Blut significa "sangue“. Buch significa "livro“. Ainda assim não estou segura se posso dizer que uma boa tradução para o título desse livro seria "Livro de Sangue“. Também porque existe uma árvore que se chama "Blutbuche", que tem um papel muito importante nas histórias desse livro.
Sim, é um livro que trata de tradução, mas não de tradução, exatamente, em termos técnicos ou ensaísticos. É um livro que surge da tradução: de palavras, de silêncios, de linguagens que brotam do que não pode ou não deve ser dito, de dialetos que são menosprezados por falantes de línguas de ninguém, que são as línguas padrão, as línguas-standard, aquelas que regem os enunciados chamados "cultos“, aquelas que quem as usam se pensam e se acham "mais, muito mais“, por acharem que dominam o padrão quando, na verdade, o padrão não passa de uma língua nunca usada (sempre) corretamente, porque não é uma língua natural, é uma invenção que anda de braços dados com o império e a política, com a visão de grupos que têm prestígio para criar as "normas cultas" do mundo. Sim, esse livro é um desafio para qualquer um que traduz.
Assim que esse texto de Kim de L’Horizon, uma pessoa não binária, é um tipo de manifesto pelo uso corporal (sincero, umbilical) das línguas, pelo uso das linguagens; é um manifesto para que os corpos falem do que realmente sentem, ainda que seus discursos nos firam, que não nos sejam agradáveis aos ouvidos, que nos incomodem, que nos digam o óbvio algumas vezes, ou até nos entediem com a sua riqueza de detalhes.
Esse livro ganhou, em 2022, um prêmio literário muito importante no contexto de livros escritos em língua alemã, o Deutscher Buchpreis (Prêmio do Livro Alemão). E ganhou na categoria de Romance do Ano. Sinto que muito mereceu, o prêmio e a atenção que recebeu, sobretudo a dos meus olhos e ouvidos e sentidos demais.

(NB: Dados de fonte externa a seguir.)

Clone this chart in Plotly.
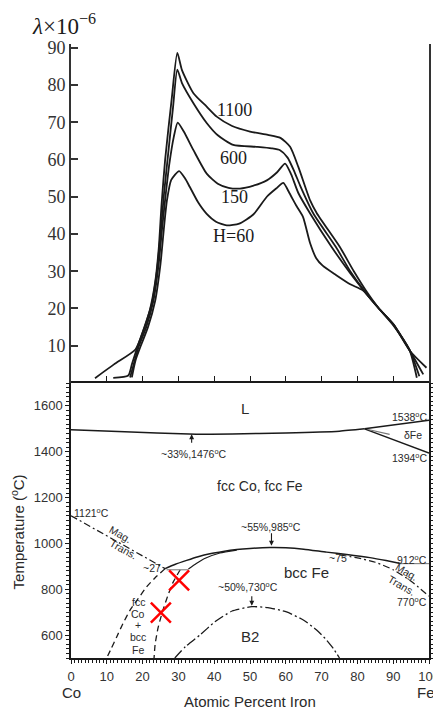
import plotly.graph_objects as go

SERIF = "Liberation Serif, Times New Roman, serif"
SANS = "Liberation Sans, Arial, sans-serif"
INK = "#1a1a1a"
TXT = "#2a2a2a"

# ---------------- top panel: magnetostriction (lambda x 1e-6) vs at.% Fe ----------------
curve_names = ["1100", "600", "150", "H=60"]
x_1100 = [6.7, 12, 18, 20, 22, 23.5, 24.5, 25.3, 26.3, 28.1, 29.7, 31, 34.2, 37.9, 40.7, 45, 50, 55, 58.5,
          61.2, 63.5, 66.8, 68.7, 75.1, 79, 82.8, 86, 90, 94.7, 99.3]
l_1100 = [1.3, 5, 9, 13.5, 19.5, 27, 36, 48, 60, 76, 88.6, 84, 77.8, 74.2, 71.5, 69, 67.5, 66.6, 65.8,
          63.4, 58, 49, 45.5, 36.5, 30, 24.2, 20, 15.8, 8.6, 4.1]
x_600 = [11.8, 16, 17, 18.5, 20.5, 22.5, 24, 25, 26, 27.3, 28.5, 29.7, 31, 34.2, 37.9, 41, 45.3, 51.9, 56,
         58.4, 60.5, 62.5, 64, 67.7, 74, 78, 82.5, 86, 90, 94.7, 98.4]
l_600 = [1.4, 2, 5, 9.5, 15, 21, 30, 40, 51, 63, 74, 84.1, 80.5, 75.1, 69.8, 66.5, 63.9, 63.4, 63,
         62.5, 60.5, 56.5, 53, 45.5, 36.5, 30, 24, 20, 15.8, 8.6, 2.3]
x_150 = [16.5, 17.5, 19, 21, 23, 24.5, 25.5, 26.5, 27.5, 28.7, 29.8, 31.5, 34.2, 37.9, 41, 44, 47.2, 51,
         54.7, 57.5, 59.8, 61.5, 63.5, 66.8, 72.8, 78, 82.5, 86, 90, 94.7, 97.3]
l_150 = [1.5, 5, 10, 15, 22, 32, 42, 51, 59, 66, 69.9, 67.5, 62.5, 56.2, 53.5, 52.4, 52.2, 53,
         54.4, 56.5, 58.9, 56, 51, 45.5, 36.5, 29.5, 24, 20, 15.8, 8.6, 1.8]
x_60 = [17, 18, 19.5, 21.5, 23.5, 25, 26, 26.8, 28, 30.2, 31.8, 33.2, 35.5, 37.9, 40.5, 43.5, 47, 51,
        54.7, 57.3, 59.3, 61, 63, 64.8, 66.8, 68.5, 70.3, 74, 78, 81.6, 86, 90, 94.5, 96.6]
l_60 = [1.5, 6, 10, 15, 22, 32, 42, 49, 54.5, 56.9, 55, 52.6, 48.5, 45.4, 43.3, 42.3, 42.8, 45.3,
        50, 52.2, 53.7, 51, 47.5, 44.6, 37.5, 33.5, 31.5, 29, 26.5, 24.8, 20, 15.5, 9, 1.4]
top_ticks = [10, 20, 30, 40, 50, 60, 70, 80, 90]

# ---------------- bottom panel: Co-Fe phase diagram ----------------
liq_x = [0, 15, 33, 45, 60, 75, 82]
liq_T = [1496, 1487, 1477, 1478, 1482, 1490, 1500]
dup_x = [82, 100]
dup_T = [1500, 1538]
dlo_x = [82, 100]
dlo_T = [1500, 1394]
dmid_x = [83, 89]
dmid_T = [1497, 1476]
magL_x = [0, 26.3]
magL_T = [1121, 890]
solvL_x = [26.3, 23.5, 21.1, 18.8, 16.5, 14.5, 12.8, 11.2, 10]
solvL_T = [890, 850, 810, 760, 709, 650, 593, 540, 501]
solvR_x = [30.5, 28.5, 27, 25.5, 24.3, 23.5, 23.2]
solvR_T = [885, 830, 770, 700, 630, 560, 500]
h27_x = [26.7, 32.8]
h27_T = [885, 885]
gaU_x = [26.3, 29, 32.3, 35.5, 38.8, 42.5, 46.3, 50, 55.5, 60, 65, 71.4, 77, 83.5, 88, 92]
gaU_T = [890, 908, 926, 942, 955, 965, 973, 978, 982, 981, 975, 962, 952, 938, 925, 912]
gaL_x = [32.8, 35, 37.5, 41.6, 46.3]
gaL_T = [888, 912, 935, 958, 971]
h912_x = [92, 100]
h912_T = [912, 912]
magR_x = [75, 80, 85, 90, 95, 100]
magR_T = [950, 937, 918, 885, 835, 770]
b2_x = [29, 32, 36, 40.2, 45, 50.5, 55, 60.2, 65, 68.6, 71, 73.2, 75]
b2_T = [500, 550, 600, 658, 705, 724, 720, 701, 665, 622, 585, 543, 500]
mark_x = [30.2, 25.1]
mark_T = [839, 698]

fig = go.Figure()

top_series = [(x_1100, l_1100), (x_600, l_600), (x_150, l_150), (x_60, l_60)]
for name, (xs, ls) in zip(curve_names, top_series):
    fig.add_trace(go.Scatter(x=xs, y=ls, mode="lines", name=name, xaxis="x2", yaxis="y2",
                             line=dict(color=INK, width=1.8, shape="spline", smoothing=0.6),
                             showlegend=False, hoverinfo="skip"))


def pline(xs, ts, dash="solid", width=1.4, color=INK):
    fig.add_trace(go.Scatter(x=xs, y=ts, mode="lines", xaxis="x", yaxis="y",
                             line=dict(color=color, width=width, dash=dash, shape="spline", smoothing=0.5),
                             showlegend=False, hoverinfo="skip"))


pline(liq_x, liq_T, width=1.5)
pline(dup_x, dup_T, width=1.5)
pline(dlo_x, dlo_T, width=1.5)
pline(dmid_x, dmid_T, width=1.2, color="#777")
pline(magL_x, magL_T, dash="7px,3px,2px,3px", width=1.2)
pline(solvL_x, solvL_T, dash="6px,4px", width=1.3)
pline(solvR_x, solvR_T, dash="6px,4px", width=1.3)
pline(h27_x, h27_T, width=1.2, color="#888")
pline(gaU_x, gaU_T, width=1.5)
pline(gaL_x, gaL_T, width=1.2)
pline(h912_x, h912_T, width=1.2, color="#888")
pline(magR_x, magR_T, dash="7px,3px,2px,3px", width=1.2)
pline(b2_x, b2_T, dash="10px,3px,2px,3px", width=1.3)

fig.add_trace(go.Scatter(x=mark_x, y=mark_T, mode="markers", xaxis="x", yaxis="y",
                         marker=dict(symbol="x-thin", size=20, line=dict(width=2.5, color="red")),
                         showlegend=False, hoverinfo="skip"))

ann = []


def lab(x, y, text, size=10.5, xanchor="center", angle=0, font=SANS, xref="x", yref="y", color=TXT,
        yanchor="middle"):
    ann.append(dict(x=x, y=y, xref=xref, yref=yref, text=text, showarrow=False, xanchor=xanchor,
                    yanchor=yanchor, textangle=angle, font=dict(family=font, size=size, color=color)))


def arrow(x, y, ay):
    ann.append(dict(x=x, y=y, xref="x", yref="y", text="", showarrow=True, ax=0, ay=ay,
                    arrowhead=2, arrowsize=0.9, arrowwidth=1.1, arrowcolor=INK))


# top panel labels
lab(45.8, 73.3, "1100", size=18, font=SERIF, xref="x2", yref="y2", color=INK)
lab(45.5, 60.3, "600", size=18, font=SERIF, xref="x2", yref="y2", color=INK)
lab(45.8, 50.0, "150", size=18, font=SERIF, xref="x2", yref="y2", color=INK)
lab(45.5, 39.4, "H=60", size=18, font=SERIF, xref="x2", yref="y2", color=INK)
lab(-0.115, 1.005, "<i>λ</i>×10<sup>−6</sup>", size=23, font=SERIF, xanchor="left",
    xref="paper", yref="paper", color=INK, yanchor="bottom")

# phase diagram labels
lab(48.6, 1587, "L", size=15)
lab(34.4, 1394, "~33%,1476<sup>o</sup>C", size=10.5)
arrow(33.7, 1476, 10)
lab(100, 1553, "1538<sup>o</sup>C", size=10.5, xanchor="right")
lab(95.5, 1474, "δFe", size=10.5)
lab(100, 1374, "1394<sup>o</sup>C", size=10.5, xanchor="right")
lab(52.8, 1252, "fcc Co, fcc Fe", size=14)
lab(0.3, 1136, "1121<sup>o</sup>C", size=10.5, xanchor="left")
lab(13.7, 1042, "Mag.", size=10.5, angle=29)
lab(14.6, 977, "Trans.", size=10.5, angle=29)
lab(25.6, 891, "~27", size=10.5, xanchor="right")
lab(56, 1075, "~55%,985<sup>o</sup>C", size=10.5)
arrow(56, 990, -14)
lab(74.6, 935, "~75", size=10.5)
lab(100, 930, "912<sup>o</sup>C", size=10.5, xanchor="right")
lab(93.8, 875, "Mag.", size=10.5, angle=30)
lab(92.2, 817, "Trans.", size=10.5, angle=30)
lab(100, 745, "770<sup>o</sup>C", size=10.5, xanchor="right")
lab(65.8, 875, "bcc Fe", size=15)
lab(49.5, 810, "~50%,730<sup>o</sup>C", size=10.5)
arrow(50.5, 728, -11)
lab(50, 593, "B2", size=15)
for txt, t in zip(["fcc", "Co", "+", "bcc", "Fe"], [745, 694, 643, 590, 537]):
    lab(18.8, t, txt, size=10.5)

# axis titles / end labels
lab(0, -0.057, "Co", size=15, xref="x", yref="paper")
lab(99.2, -0.057, "Fe", size=15, xref="x", yref="paper")
lab(0.5, -0.071, "Atomic Percent Iron", size=15, xref="paper", yref="paper")
lab(-0.150, 0.205, "Temperature (<sup>o</sup>C)", size=15, angle=-90, xref="paper", yref="paper")

split = 275 / 614

# page body has an 8px margin: figure is drawn 8px in from the window's corner
fig.update_layout(
    width=433, height=701,
    margin=dict(l=63, r=12, t=36, b=51, autoexpand=False),
    paper_bgcolor="white", plot_bgcolor="white",
    showlegend=False,
    annotations=ann,
    xaxis=dict(domain=[0, 1], anchor="y", range=[0, 100], showline=True, linecolor=INK, linewidth=1.5,
               mirror=True, ticks="outside", ticklen=4, tickcolor=INK, tickwidth=1.2, dtick=10, tick0=0,
               minor=dict(dtick=1, ticklen=3, ticks="outside", tickcolor=INK, tickwidth=0.8),
               ticklabelstandoff=2,
               tickfont=dict(family=SANS, size=13, color="#333"), showgrid=False, zeroline=False),
    yaxis=dict(domain=[0, split], anchor="x", range=[500, 1700], showline=True, linecolor=INK,
               linewidth=1.5, mirror="allticks", ticks="outside", ticklen=4, tickcolor=INK, tickwidth=1.2,
               dtick=200, tick0=0,
               minor=dict(dtick=20, ticklen=3, ticks="outside", tickcolor=INK, tickwidth=0.8),
               tickfont=dict(family=SANS, size=13, color="#333"), showgrid=False, zeroline=False),
    xaxis2=dict(domain=[0, 1], anchor="y2", range=[0, 100], showline=False, ticks="inside",
                tickvals=top_ticks, showticklabels=False, ticklen=7, tickcolor=INK, tickwidth=1.3,
                showgrid=False, zeroline=False),
    yaxis2=dict(domain=[split, 1], anchor="x2", range=[0, 91], showline=True, linecolor="#333",
                linewidth=2, mirror=True, ticks="inside", ticklen=7, tickcolor="#333", tickwidth=1.5,
                tickvals=top_ticks, tickfont=dict(family=SERIF, size=18, color="#333"),
                showgrid=False, zeroline=False),
)

fig.write_html("out.html")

A pessoa que nos narra também se chama Kim, e há muitas evidências no texto de que se trate de autoficção ou autobiografia, mas tudo o que escrevemos, tudo, é autobiográfico e autoficção em alguma medida. Esses conceitos literários são escorregadios como "bagre ensaboado“, então é melhor deixá-los de lado nessa simples nota de leitura que aqui faço.

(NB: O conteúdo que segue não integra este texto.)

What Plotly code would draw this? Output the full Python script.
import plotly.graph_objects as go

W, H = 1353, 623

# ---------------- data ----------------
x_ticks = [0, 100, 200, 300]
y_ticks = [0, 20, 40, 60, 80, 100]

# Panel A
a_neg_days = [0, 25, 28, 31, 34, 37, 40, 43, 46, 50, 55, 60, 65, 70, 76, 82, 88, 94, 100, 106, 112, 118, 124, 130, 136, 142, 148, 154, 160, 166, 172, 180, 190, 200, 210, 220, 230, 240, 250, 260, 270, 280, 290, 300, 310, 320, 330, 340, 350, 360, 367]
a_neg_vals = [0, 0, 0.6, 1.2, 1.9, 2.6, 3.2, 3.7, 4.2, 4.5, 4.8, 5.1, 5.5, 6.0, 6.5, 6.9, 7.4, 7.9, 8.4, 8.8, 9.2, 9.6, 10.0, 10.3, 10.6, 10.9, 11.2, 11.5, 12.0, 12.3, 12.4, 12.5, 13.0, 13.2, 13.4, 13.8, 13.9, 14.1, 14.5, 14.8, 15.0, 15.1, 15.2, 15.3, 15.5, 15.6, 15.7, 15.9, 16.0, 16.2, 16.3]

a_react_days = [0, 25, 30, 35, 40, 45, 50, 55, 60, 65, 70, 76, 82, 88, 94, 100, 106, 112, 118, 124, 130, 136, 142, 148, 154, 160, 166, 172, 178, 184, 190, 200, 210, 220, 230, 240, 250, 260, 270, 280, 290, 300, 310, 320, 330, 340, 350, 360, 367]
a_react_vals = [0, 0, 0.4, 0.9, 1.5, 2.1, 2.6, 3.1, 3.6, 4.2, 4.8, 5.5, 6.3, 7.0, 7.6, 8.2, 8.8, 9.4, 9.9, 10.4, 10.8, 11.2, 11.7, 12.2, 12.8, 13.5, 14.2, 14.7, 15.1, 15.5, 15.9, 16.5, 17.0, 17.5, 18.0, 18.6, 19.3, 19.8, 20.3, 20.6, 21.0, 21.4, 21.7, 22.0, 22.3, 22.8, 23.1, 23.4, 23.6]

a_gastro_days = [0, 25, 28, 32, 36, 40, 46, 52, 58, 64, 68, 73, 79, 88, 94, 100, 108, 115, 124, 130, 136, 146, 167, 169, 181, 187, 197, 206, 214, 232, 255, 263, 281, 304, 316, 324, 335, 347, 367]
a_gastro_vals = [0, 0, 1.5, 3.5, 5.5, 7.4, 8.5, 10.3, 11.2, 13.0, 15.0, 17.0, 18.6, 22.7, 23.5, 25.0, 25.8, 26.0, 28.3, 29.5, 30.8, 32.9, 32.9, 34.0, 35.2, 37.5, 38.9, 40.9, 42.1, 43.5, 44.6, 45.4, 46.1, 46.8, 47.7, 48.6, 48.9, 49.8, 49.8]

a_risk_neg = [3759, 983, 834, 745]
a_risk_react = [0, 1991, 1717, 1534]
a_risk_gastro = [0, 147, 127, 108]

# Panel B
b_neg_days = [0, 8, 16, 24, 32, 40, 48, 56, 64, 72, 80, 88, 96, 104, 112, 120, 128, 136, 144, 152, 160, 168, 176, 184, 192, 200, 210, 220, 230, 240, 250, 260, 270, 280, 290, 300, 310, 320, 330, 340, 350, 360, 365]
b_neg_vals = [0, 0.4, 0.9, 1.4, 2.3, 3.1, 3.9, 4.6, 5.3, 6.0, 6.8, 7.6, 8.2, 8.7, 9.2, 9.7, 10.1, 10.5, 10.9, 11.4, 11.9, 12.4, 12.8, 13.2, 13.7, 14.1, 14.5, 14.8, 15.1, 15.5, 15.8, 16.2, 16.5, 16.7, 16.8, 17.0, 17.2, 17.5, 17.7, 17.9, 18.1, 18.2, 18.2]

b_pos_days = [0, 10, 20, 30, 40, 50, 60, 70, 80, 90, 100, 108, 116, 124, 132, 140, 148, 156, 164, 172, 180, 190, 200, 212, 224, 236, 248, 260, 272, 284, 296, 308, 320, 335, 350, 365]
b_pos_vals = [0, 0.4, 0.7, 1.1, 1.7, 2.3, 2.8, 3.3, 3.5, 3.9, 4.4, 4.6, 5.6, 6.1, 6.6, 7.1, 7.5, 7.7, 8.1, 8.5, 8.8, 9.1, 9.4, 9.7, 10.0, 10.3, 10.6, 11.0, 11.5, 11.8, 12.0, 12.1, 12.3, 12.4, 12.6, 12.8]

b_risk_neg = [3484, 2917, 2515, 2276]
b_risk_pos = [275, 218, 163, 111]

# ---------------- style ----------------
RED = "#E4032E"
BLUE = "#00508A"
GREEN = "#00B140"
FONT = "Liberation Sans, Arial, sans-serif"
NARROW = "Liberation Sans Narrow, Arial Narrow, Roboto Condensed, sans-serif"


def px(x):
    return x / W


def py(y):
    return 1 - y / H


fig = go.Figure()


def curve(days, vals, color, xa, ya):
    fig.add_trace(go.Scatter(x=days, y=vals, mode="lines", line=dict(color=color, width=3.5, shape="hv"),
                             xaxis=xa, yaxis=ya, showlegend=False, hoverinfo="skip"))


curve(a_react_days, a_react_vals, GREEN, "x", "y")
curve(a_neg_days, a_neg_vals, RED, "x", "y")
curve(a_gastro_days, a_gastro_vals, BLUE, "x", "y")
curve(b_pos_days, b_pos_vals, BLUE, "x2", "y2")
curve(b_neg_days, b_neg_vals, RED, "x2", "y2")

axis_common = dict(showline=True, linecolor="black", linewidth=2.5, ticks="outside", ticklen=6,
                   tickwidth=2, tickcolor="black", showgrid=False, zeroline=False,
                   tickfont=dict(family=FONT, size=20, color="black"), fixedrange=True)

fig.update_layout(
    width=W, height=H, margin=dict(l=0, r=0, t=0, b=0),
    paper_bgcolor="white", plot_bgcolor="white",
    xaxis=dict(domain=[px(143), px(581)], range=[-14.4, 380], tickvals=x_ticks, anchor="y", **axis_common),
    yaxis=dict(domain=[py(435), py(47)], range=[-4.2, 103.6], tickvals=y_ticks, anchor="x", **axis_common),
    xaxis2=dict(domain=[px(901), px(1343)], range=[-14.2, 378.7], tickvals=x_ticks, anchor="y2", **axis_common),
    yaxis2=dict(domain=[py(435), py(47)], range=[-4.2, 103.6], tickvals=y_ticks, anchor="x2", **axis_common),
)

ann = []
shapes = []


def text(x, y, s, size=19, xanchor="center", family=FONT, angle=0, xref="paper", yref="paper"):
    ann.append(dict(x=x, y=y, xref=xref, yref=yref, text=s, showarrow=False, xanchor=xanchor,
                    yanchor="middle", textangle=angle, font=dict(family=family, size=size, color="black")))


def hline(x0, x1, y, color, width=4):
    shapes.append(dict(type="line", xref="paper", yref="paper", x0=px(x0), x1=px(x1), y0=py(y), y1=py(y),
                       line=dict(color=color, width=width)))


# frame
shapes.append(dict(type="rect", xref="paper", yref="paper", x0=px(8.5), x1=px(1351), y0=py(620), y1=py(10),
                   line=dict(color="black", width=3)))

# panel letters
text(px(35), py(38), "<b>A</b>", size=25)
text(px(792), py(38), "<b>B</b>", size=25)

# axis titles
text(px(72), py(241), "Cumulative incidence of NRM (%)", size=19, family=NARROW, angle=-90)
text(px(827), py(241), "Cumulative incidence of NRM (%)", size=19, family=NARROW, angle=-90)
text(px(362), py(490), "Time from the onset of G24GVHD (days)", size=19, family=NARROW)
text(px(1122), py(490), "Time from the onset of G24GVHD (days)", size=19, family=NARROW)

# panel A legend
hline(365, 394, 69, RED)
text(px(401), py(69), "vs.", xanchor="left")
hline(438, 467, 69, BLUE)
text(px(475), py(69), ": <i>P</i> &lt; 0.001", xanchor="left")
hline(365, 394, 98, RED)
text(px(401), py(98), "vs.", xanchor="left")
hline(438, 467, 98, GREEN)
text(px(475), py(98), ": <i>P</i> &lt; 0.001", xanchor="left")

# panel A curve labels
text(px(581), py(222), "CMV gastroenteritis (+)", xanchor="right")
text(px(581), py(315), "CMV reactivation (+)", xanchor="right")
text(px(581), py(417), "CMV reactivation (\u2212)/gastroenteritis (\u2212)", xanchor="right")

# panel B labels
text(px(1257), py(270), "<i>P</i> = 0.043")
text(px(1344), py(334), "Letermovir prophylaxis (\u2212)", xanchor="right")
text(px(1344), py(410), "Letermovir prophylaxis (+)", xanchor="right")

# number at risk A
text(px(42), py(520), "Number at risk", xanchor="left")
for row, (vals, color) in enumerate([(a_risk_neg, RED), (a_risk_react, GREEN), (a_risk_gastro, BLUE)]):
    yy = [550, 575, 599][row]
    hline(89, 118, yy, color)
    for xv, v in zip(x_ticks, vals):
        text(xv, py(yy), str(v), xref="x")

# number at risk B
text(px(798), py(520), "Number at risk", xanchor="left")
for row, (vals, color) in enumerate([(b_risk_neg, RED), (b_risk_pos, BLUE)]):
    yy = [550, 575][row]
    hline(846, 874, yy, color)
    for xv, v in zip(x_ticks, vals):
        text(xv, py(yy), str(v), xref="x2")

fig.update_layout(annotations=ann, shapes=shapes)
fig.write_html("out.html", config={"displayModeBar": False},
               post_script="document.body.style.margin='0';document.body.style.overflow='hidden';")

Ainda estou sob o efeito da leitura desse texto sui generis, e não sinto facilidade em escrever sobre ele, porque o livro ainda não terminou de mexer comigo, pelo menos não em uma medida que algo tenha sido já decantado, a ponto de virar uma resenha que valha a pena a quem a alma não for pequena.
Só posso recomendar que o leiam, porque é literatura viva, porque a busca da pessoa que narra e protagoniza muitas das histórias nesse livro é uma busca que leva junto a pessoa que o está lendo. A pessoa que narra se atira no abismo do ser e das árvores genealógicas (árvores de sangue) com uma corda amarrada à cintura da criatura que a está lendo. E deixar-se puxar para esse abismo, para mim, não foi uma experiência ruim, muito pelo contrário.
Em suma: é um livro de sensações, cada pessoa tem que ler para "sentir“, sobretudo "sentir" o corpo pesando ou levitando ou gritando, por vezes, de dor. Aceite o desafio: é um abismo profundo que nos leva a uma viagem de sangue por corpos e genealogias de gentes e árvores, que querem de verdade saber de si, e dos outros.
Eis o que escrevi na contracapa enquanto o lia: "Para se brincar com a língua desse jeito é preciso ter uma competência enorme; para poder mergulhar em si desse jeito é preciso ter uma coragem ainda maior“.
Kim de L’Horizon, Blutbuch, Dumont, 334 páginas.